The only unknown was whether the authorities would act to send Sam Bankman-Fried, FTX’s CEO, to jail because that one was not on the blockchain. They did, as it happened, send him to court.
In the paper system in contrast, the banking system, this same sort of information is in confidential documents and reports with regulators and even those are only part of the picture.
We have to trust thus both that banks themselves are being truthful and that regulators are too, and we’re left with just trying to analyze peculiar acts like big banks depositing on smaller banks.

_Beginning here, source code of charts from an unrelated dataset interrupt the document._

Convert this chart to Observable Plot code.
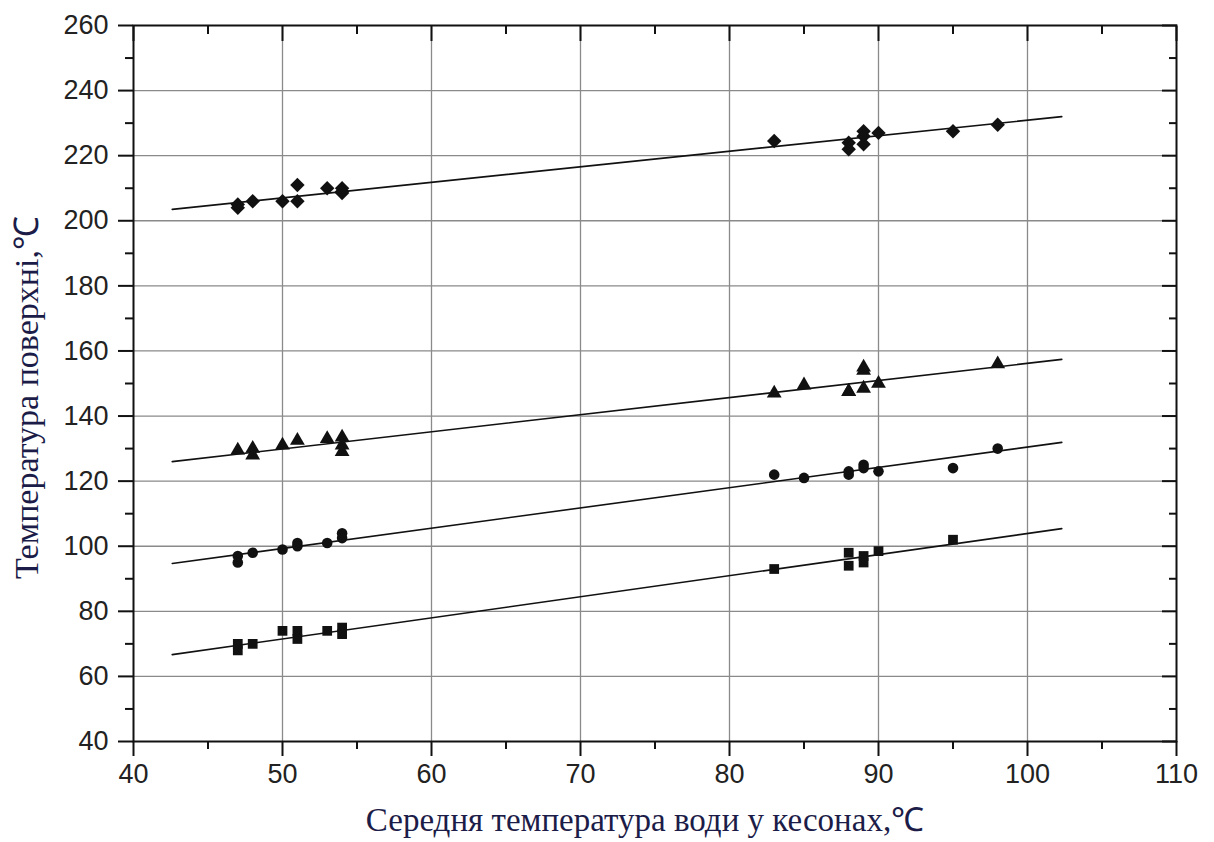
<!DOCTYPE html>
<html>
<head>
<meta charset="utf-8">
<script src="https://cdn.jsdelivr.net/npm/d3@7"></script>
<script src="https://cdn.jsdelivr.net/npm/@observablehq/plot@0.6"></script>
<style>
  html, body { margin: 0; padding: 0; background: #fff; }
  #chart svg { display: block; }
</style>
</head>
<body>
<div id="chart"></div>
<script>
// ---- data ----
const xTicks = [40, 50, 60, 70, 80, 90, 100, 110];
const yTicks = [40, 60, 80, 100, 120, 140, 160, 180, 200, 220, 240, 260];
const xMinorTicks = [45, 55, 65, 75, 85, 95, 105];
const yMinorTicks = [50, 70, 90, 110, 130, 150, 170, 190, 210, 230, 250];
const xGrid = [50, 60, 70, 80, 90, 100];
const yGrid = [60, 80, 100, 120, 140, 160, 180, 200, 220, 240];

const diamondX = [47, 47, 48, 50, 51, 51, 53, 54, 54, 54, 83, 88, 88, 89, 89, 89, 90, 95, 98];
const diamondY = [204, 205, 206, 206, 211, 206, 210, 210, 209, 208.5, 224.5, 224, 222, 227.5, 226, 223.5, 227, 227.5, 229.5];

const triangleX = [47, 48, 48, 50, 51, 53, 54, 54, 54, 83, 85, 88, 88, 89, 89, 89, 90, 98];
const triangleY = [129.5, 130, 128, 131, 132.5, 133, 133.5, 131, 129, 147, 149.5, 147.5, 147.5, 155, 154, 148.5, 150, 156];

const circleX = [47, 47, 48, 50, 51, 51, 53, 54, 54, 83, 85, 88, 88, 89, 89, 90, 95, 98];
const circleY = [97, 95, 98, 99, 101, 100, 101, 104, 102.5, 122, 121, 123, 122, 125, 124, 123, 124, 130];

const squareX = [47, 47, 48, 50, 51, 51, 53, 54, 54, 83, 88, 88, 89, 89, 90, 95];
const squareY = [70, 68, 70, 74, 74, 71.5, 74, 75, 73, 93, 98, 94, 97, 95, 98.5, 102];

// fitted straight lines (end points)
const fitX = [42.6, 102.3];
const fitDiamond = [203.5, 232.0];
const fitTriangle = [126.0, 157.4];
const fitCircle = [94.7, 131.9];
const fitSquare = [66.7, 105.4];

const xTitle = "Середня температура води у кесонах,℃";
const yTitle = "Температура поверхні,℃";

// ---- build tables ----
const pts = (xs, ys) => xs.map((x, i) => ({x, y: ys[i]}));
const fit = (ys) => fitX.map((x, i) => ({x, y: ys[i]}));

const tickFont = "'Liberation Sans', Arial, sans-serif";
const titleFont = "'Liberation Serif', 'Times New Roman', serif";
const titleColor = "#1c1c48";

const chart = Plot.plot({
  width: 1214,
  height: 842,
  marginLeft: 133,
  marginRight: 38,
  marginTop: 25,
  marginBottom: 101,
  style: {fontFamily: tickFont, background: "#fff", color: "#222"},
  x: {domain: [40, 110]},
  y: {domain: [40, 260]},
  marks: [
    Plot.gridX(xGrid, {stroke: "#8a8a8a", strokeOpacity: 1, strokeWidth: 1.3}),
    Plot.gridY(yGrid, {stroke: "#8a8a8a", strokeOpacity: 1, strokeWidth: 1.3}),

    Plot.line(fit(fitDiamond), {x: "x", y: "y", stroke: "#111", strokeWidth: 1.6}),
    Plot.line(fit(fitTriangle), {x: "x", y: "y", stroke: "#111", strokeWidth: 1.6}),
    Plot.line(fit(fitCircle), {x: "x", y: "y", stroke: "#111", strokeWidth: 1.6}),
    Plot.line(fit(fitSquare), {x: "x", y: "y", stroke: "#111", strokeWidth: 1.6}),

    Plot.dot(pts(diamondX, diamondY), {x: "x", y: "y", symbol: "diamond2", r: 6.5, fill: "#111", stroke: "none"}),
    Plot.dot(pts(triangleX, triangleY), {x: "x", y: "y", symbol: "triangle", r: 5.5, fill: "#111", stroke: "none"}),
    Plot.dot(pts(circleX, circleY), {x: "x", y: "y", symbol: "circle", r: 5.3, fill: "#111", stroke: "none"}),
    Plot.dot(pts(squareX, squareY), {x: "x", y: "y", symbol: "square", r: 5.5, fill: "#111", stroke: "none"}),

    Plot.frame({stroke: "#111", strokeWidth: 2}),

    // bottom / left axes with labels (outward ticks)
    Plot.axisX(xTicks, {anchor: "bottom", tickSize: 15, tickPadding: 7, fontSize: 27, strokeWidth: 2, stroke: "#111", fill: "#222", label: null}),
    Plot.axisX(xMinorTicks, {anchor: "bottom", tickSize: 8, text: null, strokeWidth: 2, stroke: "#111", label: null}),
    Plot.axisY(yTicks, {anchor: "left", tickSize: 15, tickPadding: 10, fontSize: 27, strokeWidth: 2, stroke: "#111", fill: "#222", label: null}),
    Plot.axisY(yMinorTicks, {anchor: "left", tickSize: 8, text: null, strokeWidth: 2, stroke: "#111", label: null}),

    // top / right mirrored ticks (inward)
    Plot.axisX(xTicks, {anchor: "top", tickSize: 15, dy: 15, text: null, strokeWidth: 2, stroke: "#111", label: null}),
    Plot.axisX(xMinorTicks, {anchor: "top", tickSize: 8, dy: 8, text: null, strokeWidth: 2, stroke: "#111", label: null}),
    Plot.axisY(yTicks, {anchor: "right", tickSize: 15, dx: -15, text: null, strokeWidth: 2, stroke: "#111", label: null}),
    Plot.axisY(yMinorTicks, {anchor: "right", tickSize: 8, dx: -8, text: null, strokeWidth: 2, stroke: "#111", label: null}),

    // axis titles
    Plot.text([xTitle], {frameAnchor: "bottom", textAnchor: "middle", dy: 79, dx: -10, lineAnchor: "middle", fontSize: 33, fontFamily: titleFont, fill: titleColor}),
    Plot.text([yTitle], {frameAnchor: "left", textAnchor: "middle", dx: -106, dy: 14, rotate: -90, lineAnchor: "middle", fontSize: 34, fontFamily: titleFont, fill: titleColor})
  ]
});

document.getElementById("chart").appendChild(chart);
</script>
</body>
</html>
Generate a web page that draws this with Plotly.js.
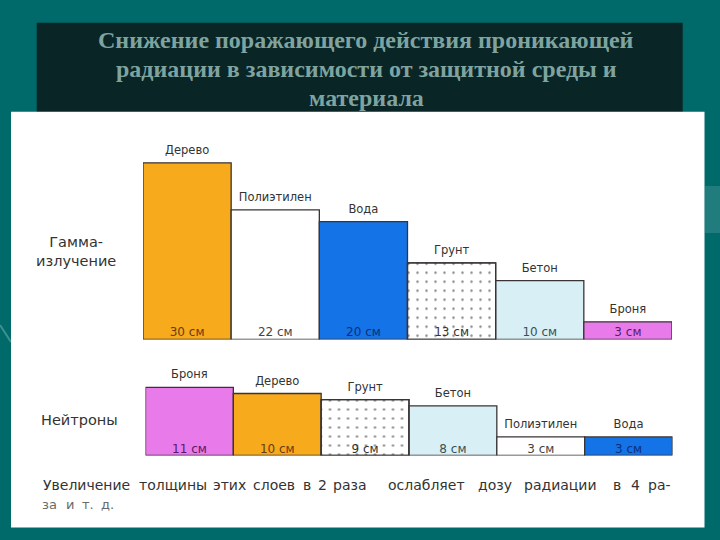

If this doesn’t show that code money, if not the future then is and will be a significant part of it, then go and build some stone age escapado on the Metaverse because that’s where you belong.
The banking system however currently has its role, and a very important one. Moreover, as the example of four years ago shows, the current price action might very fundamentally not really have much to do with that banking system.
Some see the two in competition, we seem them more as one upgrading the other because crypto holistically is a hybrid system where you have the bearer asset, but also banking like entities or trusted intermediaries operating on the very transparent rails of the blockchain.
It’s a new form of limiting the trust required and that can be abused, of limiting the uncertainty which itself can be very damaging.
A new form of knowledge thus, financial knowledge, and that translates to a new form of power, for man.
These banking troubles therefore, as far as cryptos are concerned, are more the re-establishment of some facts.
That being that crypto is not unsafe, not more than other assets in any event including fiat, and that crypto is not uniquely volatile as we have seen with ‘safe’ bonds and what are becoming bank meme stocks.
Plenty in finance knew all this already of course, which is why plenty of young bankers have joined this space, but the wider public might now be learning it too, certainly anyone with more than $250,000 that needs to put it somewhere, you’d think anyway.
And so bitcoin is back, with a train. It has left yet another station of $25,000, though whether it returns is anyone’s guess, but this guy might be in a very long journey, a train journey, from California to New York, and right now it might well still be just in San Francisco.